Theory, play, & video games

After a spark of inspiration, during a lecture on story structure, I found myself diving into the realm of video games and how interactive media provides a unique opportunity to break down typical narrative story structures. How do we get from A to B? Does getting to B even matter? Did we even start at A? I’ve had the delightful opportunity to play games that have influenced how I tell stories, and taking a deep dive into how they do so has been immensely rewarding. There are many ways in which the story is broken and choice (or the illusion of choice is made) is given. Good story design is not an endless array of choices and possibilities. That’s both exhausting from a developmental and play standpoint, but more creating the illusion of choice that blurs the lines of A to B and creates a more natural form of exploration.

Much of my research has been in the entertaining world of dense academic theory. The kind of stuff that is dense meaty and warps your mind a little. Steve Dixon’s Digital Performance broke down the degrees of interaction artists have used in exhibition design that warps the idea of narrative structure. He gives us four unique forms of performance-based immersion: Navigation, Participation, Conversation, and Collaboration. Without getting too into the nitty-gritty of it, these four are united by the concept of play. Games being a form of play designed for immersive experiences we can see how the four can be interchangeable for many different games and gaming experiences.

The games that I am focusing on in my research are as follows:

Everybody’s Gone to the Rapture: A game where the apocalypse begins in a small British countryside. It is an interesting mode of storytelling where you are given free rein of the game world to experience the final moments of its inhabitants in whatever way you want if you want to at all. It is a mystery rather than a puzzle.

The Outer Wilds: You are given the reins to your spaceship to freely explore the solar system. You are only given about 20 minutes before it, and you are destroyed.
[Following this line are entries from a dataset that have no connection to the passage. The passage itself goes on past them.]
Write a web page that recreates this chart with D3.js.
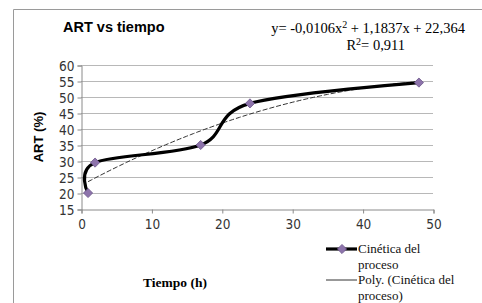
<!DOCTYPE html>
<html lang="es">
<head>
<meta charset="UTF-8">
<title>ART vs tiempo</title>
<script src="https://cdnjs.cloudflare.com/ajax/libs/d3/7.8.5/d3.min.js"></script>
<style>
  body { margin: 0; background: #fff; }
  svg { display: block; }
</style>
</head>
<body>
<div id="chart"></div>
<script>
  var width = 482, height = 303;

  // data
  var tiempo = [1, 2, 17, 24, 48];
  var art = [20, 29.5, 35, 48, 54.5];
  var xTicks = [0, 10, 20, 30, 40, 50];
  var yTicks = [15, 20, 25, 30, 35, 40, 45, 50, 55, 60];
  // polynomial trend y = a x^2 + b x + c
  var polyCoef = [-0.0106, 1.1837, 22.364];
  var legendLabels = [["Cinética del", "proceso"], ["Poly. (Cinética del", "proceso)"]];

  var svg = d3.select("#chart").append("svg")
    .attr("width", width).attr("height", height);

  // chart border (runs off the picture on the right and bottom)
  svg.append("path")
    .attr("d", "M13.5," + height + "V9.5H" + width)
    .attr("fill", "none").attr("stroke", "#9a9a9a");

  var x = d3.scaleLinear().domain([0, 50]).range([81, 433]);
  var y = d3.scaleLinear().domain([15, 60]).range([209, 65]);

  // gridlines
  svg.append("g").selectAll("line")
    .data(yTicks.slice(1))
    .enter().append("line")
    .attr("x1", x(0)).attr("x2", x(50))
    .attr("y1", function(d) { return Math.round(y(d)) + 0.5; })
    .attr("y2", function(d) { return Math.round(y(d)) + 0.5; })
    .attr("stroke", "#b8b8b8");

  // axes
  var yAxis = svg.append("g")
    .attr("transform", "translate(" + (x(0) + 0.5) + ",0.5)")
    .call(d3.axisLeft(y).tickValues(yTicks).tickSize(4).tickPadding(3));
  var xAxis = svg.append("g")
    .attr("transform", "translate(0.5," + (y(15) + 0.5) + ")")
    .call(d3.axisBottom(x).tickValues(xTicks).tickSize(4).tickPadding(6));
  [xAxis, yAxis].forEach(function(g) {
    g.select(".domain").attr("stroke", "#8a8a8a");
    g.selectAll(".tick line").attr("stroke", "#8a8a8a");
    g.selectAll("text")
      .attr("font-family", "'Liberation Sans Narrow', 'DejaVu Sans Condensed', sans-serif")
      .attr("font-size", 13.5).attr("fill", "#333");
  });
  yAxis.selectAll("text").attr("dy", "0.36em");

  // trend line
  var trendPts = d3.range(tiempo[0], tiempo[tiempo.length - 1] + 0.01, 0.5).map(function(t) {
    return [t, polyCoef[0] * t * t + polyCoef[1] * t + polyCoef[2]];
  });
  svg.append("path")
    .datum(trendPts)
    .attr("fill", "none").attr("stroke", "#333").attr("stroke-width", 1)
    .attr("stroke-dasharray", "5,2")
    .attr("d", d3.line().x(function(d) { return x(d[0]); }).y(function(d) { return y(d[1]); }));

  // smoothed series
  var pts = tiempo.map(function(t, i) { return [t, art[i]]; });
  svg.append("path")
    .datum(pts)
    .attr("fill", "none").attr("stroke", "#000").attr("stroke-width", 3.2)
    .attr("d", d3.line().curve(d3.curveCardinal.tension(0))
      .x(function(d) { return x(d[0]); }).y(function(d) { return y(d[1]); }));

  // diamond marker: rotated square
  var diamond = d3.symbol().type(d3.symbolSquare).size(42);
  svg.append("g").selectAll("path")
    .data(pts)
    .enter().append("path")
    .attr("d", diamond)
    .attr("transform", function(d) { return "translate(" + x(d[0]) + "," + y(d[1]) + ") rotate(45)"; })
    .attr("fill", "#8d73ab").attr("stroke", "#6f5a8c").attr("stroke-width", 0.8);

  // title and equation
  svg.append("text").attr("x", 63).attr("y", 32)
    .attr("font-family", "'Liberation Sans', Arial, sans-serif")
    .attr("font-weight", "bold").attr("font-size", 14.5)
    .text("ART vs tiempo");
  var serif = "'Liberation Serif', 'Times New Roman', serif";
  var eq = svg.append("text").attr("x", 465).attr("y", 33).attr("text-anchor", "end")
    .attr("font-family", serif).attr("font-size", 14.5);
  eq.append("tspan").text("y= -0,0106x");
  eq.append("tspan").attr("font-size", 10).attr("dy", -5).text("2");
  eq.append("tspan").attr("dy", 5).text(" + 1,1837x + 22,364");
  var r2 = svg.append("text").attr("x", 405).attr("y", 50).attr("text-anchor", "end")
    .attr("font-family", serif).attr("font-size", 14.5);
  r2.append("tspan").text("R");
  r2.append("tspan").attr("font-size", 10).attr("dy", -5).text("2");
  r2.append("tspan").attr("dy", 5).text("= 0,911");

  // axis titles
  svg.append("text")
    .attr("transform", "translate(43,137) rotate(-90)")
    .attr("text-anchor", "middle")
    .attr("font-family", "'Liberation Sans', Arial, sans-serif")
    .attr("font-weight", "bold").attr("font-size", 13)
    .text("ART (%)");
  svg.append("text").attr("x", 175).attr("y", 287).attr("text-anchor", "middle")
    .attr("font-family", serif).attr("font-weight", "bold").attr("font-size", 13.5)
    .text("Tiempo (h)");

  // legend
  var legendY = [249, 280];
  svg.append("line").attr("x1", 326).attr("x2", 357).attr("y1", legendY[0]).attr("y2", legendY[0])
    .attr("stroke", "#000").attr("stroke-width", 3.2);
  svg.append("path").attr("d", diamond)
    .attr("transform", "translate(342," + legendY[0] + ") rotate(45)")
    .attr("fill", "#8d73ab").attr("stroke", "#6f5a8c").attr("stroke-width", 0.8);
  svg.append("line").attr("x1", 326).attr("x2", 357).attr("y1", legendY[1]).attr("y2", legendY[1])
    .attr("stroke", "#333").attr("stroke-width", 1);
  legendLabels.forEach(function(lines, i) {
    var t = svg.append("text").attr("x", 358).attr("y", legendY[i] + 4)
      .attr("font-family", serif).attr("font-size", 13).attr("fill", "#111");
    lines.forEach(function(s, j) {
      t.append("tspan").attr("x", 358).attr("dy", j ? 16 : 0).text(s);
    });
  });
</script>
</body>
</html>
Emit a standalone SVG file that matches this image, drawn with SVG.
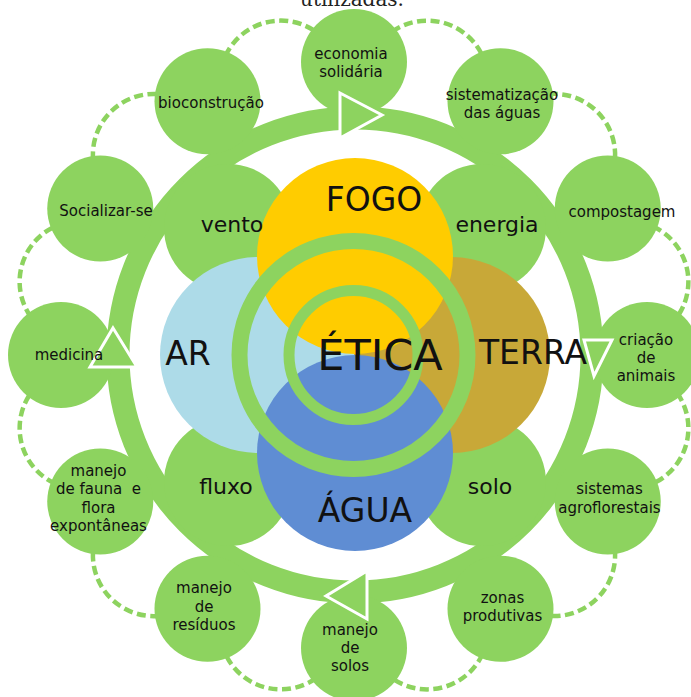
<svg xmlns="http://www.w3.org/2000/svg" xmlns:xlink="http://www.w3.org/1999/xlink" width="691" height="697" viewBox="0 0 691 697">
  <style>
    .leaf { fill: #8DD35F; }
    .ring { fill: none; stroke: #8DD35F; }
    .dash { fill: none; stroke: #8DD35F; stroke-width: 4.5; stroke-dasharray: 9 4.5; }
    .arrow { fill: #8DD35F; stroke: #FFFFFF; stroke-width: 3; stroke-linejoin: miter; }
    .lbl { font-family: "DejaVu Sans", "Liberation Sans", sans-serif; font-size: 15px; fill: #111; text-anchor: middle; }
    .mid { font-size: 22px; }
    .big { font-size: 33px; }
    .huge { font-size: 43px; }
    .caption { font-family: "DejaVu Serif", "Liberation Serif", serif; font-size: 20px; fill: #222; text-anchor: middle; }
  </style>
  <defs>
    <!-- dashed link between two neighbouring outer circles (the 0°..30° gap), rotated for the others -->
    <path id="link" class="dash" d="M392.26,31.65 A61,61 0 0 1 482.53,55.84"/>
  </defs>

  <rect width="691" height="697" fill="#FFFFFF"/>

  <!-- tail of the caption line above -->
  <text class="caption" x="352" y="5.5">utilizadas.</text>

  <!-- connectors: dashed links between outer circles and the main cycle ring -->
  <g id="connectors">
    <use xlink:href="#link"/>
    <use xlink:href="#link" transform="rotate(30 354 355)"/>
    <use xlink:href="#link" transform="rotate(60 354 355)"/>
    <use xlink:href="#link" transform="rotate(90 354 355)"/>
    <use xlink:href="#link" transform="rotate(120 354 355)"/>
    <use xlink:href="#link" transform="rotate(150 354 355)"/>
    <use xlink:href="#link" transform="rotate(180 354 355)"/>
    <use xlink:href="#link" transform="rotate(210 354 355)"/>
    <use xlink:href="#link" transform="rotate(240 354 355)"/>
    <use xlink:href="#link" transform="rotate(270 354 355)"/>
    <use xlink:href="#link" transform="rotate(300 354 355)"/>
    <use xlink:href="#link" transform="rotate(330 354 355)"/>
    <circle class="ring" cx="355" cy="355" r="237" stroke-width="23"/>
  </g>

  <!-- outer practice circles -->
  <g id="economia-solidaria"><circle class="leaf" cx="354" cy="62" r="53"/></g>
  <g id="sistematizacao-aguas"><circle class="leaf" cx="500.5" cy="101.25" r="53"/></g>
  <g id="compostagem"><circle class="leaf" cx="607.75" cy="208.5" r="53"/></g>
  <g id="criacao-animais"><circle class="leaf" cx="647" cy="355" r="53"/></g>
  <g id="sistemas-agroflorestais"><circle class="leaf" cx="607.75" cy="501.5" r="53"/></g>
  <g id="zonas-produtivas"><circle class="leaf" cx="500.5" cy="608.75" r="53"/></g>
  <g id="manejo-solos"><circle class="leaf" cx="354" cy="648" r="53"/></g>
  <g id="manejo-residuos"><circle class="leaf" cx="207.5" cy="608.75" r="53"/></g>
  <g id="manejo-fauna-flora"><circle class="leaf" cx="100.25" cy="501.5" r="53"/></g>
  <g id="medicina"><circle class="leaf" cx="61" cy="355" r="53"/></g>
  <g id="socializar-se"><circle class="leaf" cx="100.25" cy="208.5" r="53"/></g>
  <g id="bioconstrucao"><circle class="leaf" cx="207.5" cy="101.25" r="53"/></g>

  <!-- direction marks on the cycle ring -->
  <g id="ring-arrows">
    <polygon class="arrow" points="340,93 382,115 340,138"/>
    <polygon class="arrow" points="584,340 612,340 594,376"/>
    <polygon class="arrow" points="367,571 326,596 367,619"/>
    <polygon class="arrow" points="113,328 137,367 90,367"/>
  </g>

  <!-- inner aspect circles -->
  <g id="vento"><circle class="leaf" cx="228" cy="228" r="64"/></g>
  <g id="energia"><circle class="leaf" cx="482" cy="228" r="64"/></g>
  <g id="fluxo"><circle class="leaf" cx="228" cy="482" r="64"/></g>
  <g id="solo"><circle class="leaf" cx="482" cy="482" r="64"/></g>

  <!-- the four elements -->
  <g id="ar"><circle cx="258" cy="355" r="98" fill="#ADDBE8"/></g>
  <g id="terra"><circle cx="452" cy="355" r="98" fill="#C8A838"/></g>
  <g id="fogo"><circle cx="355" cy="256" r="98" fill="#FFCC00"/></g>
  <g id="agua"><circle cx="355" cy="453" r="98" fill="#5F8DD3"/></g>

  <!-- ethics rings in the centre -->
  <g id="etica">
    <circle class="ring" cx="353.5" cy="355" r="114" stroke-width="16"/>
    <circle class="ring" cx="353.5" cy="355" r="64.5" stroke-width="11"/>
  </g>

  <!-- labels -->
  <g id="labels">
    <text class="lbl" x="351" y="59">economia</text>
    <text class="lbl" x="351" y="77">solidária</text>
    <text class="lbl" x="502" y="100">sistematização</text>
    <text class="lbl" x="502" y="118">das águas</text>
    <text class="lbl" x="622" y="217">compostagem</text>
    <text class="lbl" x="646" y="345">criação</text>
    <text class="lbl" x="646" y="363">de</text>
    <text class="lbl" x="646" y="381">animais</text>
    <text class="lbl" x="609.5" y="494">sistemas</text>
    <text class="lbl" x="609.5" y="513">agroflorestais</text>
    <text class="lbl" x="502.5" y="603">zonas</text>
    <text class="lbl" x="502.5" y="621">produtivas</text>
    <text class="lbl" x="350" y="635">manejo</text>
    <text class="lbl" x="350" y="653">de</text>
    <text class="lbl" x="350" y="671">solos</text>
    <text class="lbl" x="204" y="593">manejo</text>
    <text class="lbl" x="204" y="612">de</text>
    <text class="lbl" x="204" y="630">resíduos</text>
    <text class="lbl" x="98.5" y="476">manejo</text>
    <text class="lbl" x="98.5" y="494" style="white-space:pre">de fauna  e</text>
    <text class="lbl" x="98.5" y="513">flora</text>
    <text class="lbl" x="98.5" y="531">expontâneas</text>
    <text class="lbl" x="69" y="360">medicina</text>
    <text class="lbl" x="106" y="216">Socializar-se</text>
    <text class="lbl" x="211" y="108">bioconstrução</text>

    <text class="lbl mid" x="232" y="232">vento</text>
    <text class="lbl mid" x="497" y="232">energia</text>
    <text class="lbl mid" x="226" y="494">fluxo</text>
    <text class="lbl mid" x="490" y="494">solo</text>

    <text class="lbl big" x="374" y="211">FOGO</text>
    <text class="lbl big" x="188" y="365">AR</text>
    <text class="lbl big" x="533" y="364">TERRA</text>
    <text class="lbl big" x="365" y="522">ÁGUA</text>
    <text class="lbl huge" x="380" y="370">ÉTICA</text>
  </g>
</svg>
It is interesting because it gives you the narrative structure on your ship’s computer; a branching web of mysteries on each planet that explore the mysterious past of the inhabitants from before.

Kentuck Route Zero: 5 Dogwood Drive, the address to your final delivery, and an address that doesn’t seem to exist except through a mysterious highway called the zero. This is a fairly straightforward A-to-B narrative presented in the style of a choose-your-own-adventure. The choices you make are used to define the cast of characters in your own eyes. These choices do not change the stories outcome but change you. The game also takes some narrative twists that break the norm of the story a big one being removing the main character before the final act with no real resolution. A risk that plays off so heart-breakingly well.

All these stories are amazing literature and have had such a lasting impact on me. And I have been so satisfied sitting down to see how their gears turn. The paper will explore them further as well as other gaming phenomena like TWITCH plays pokemon amount other interactive experiences that put the choice in the players hands.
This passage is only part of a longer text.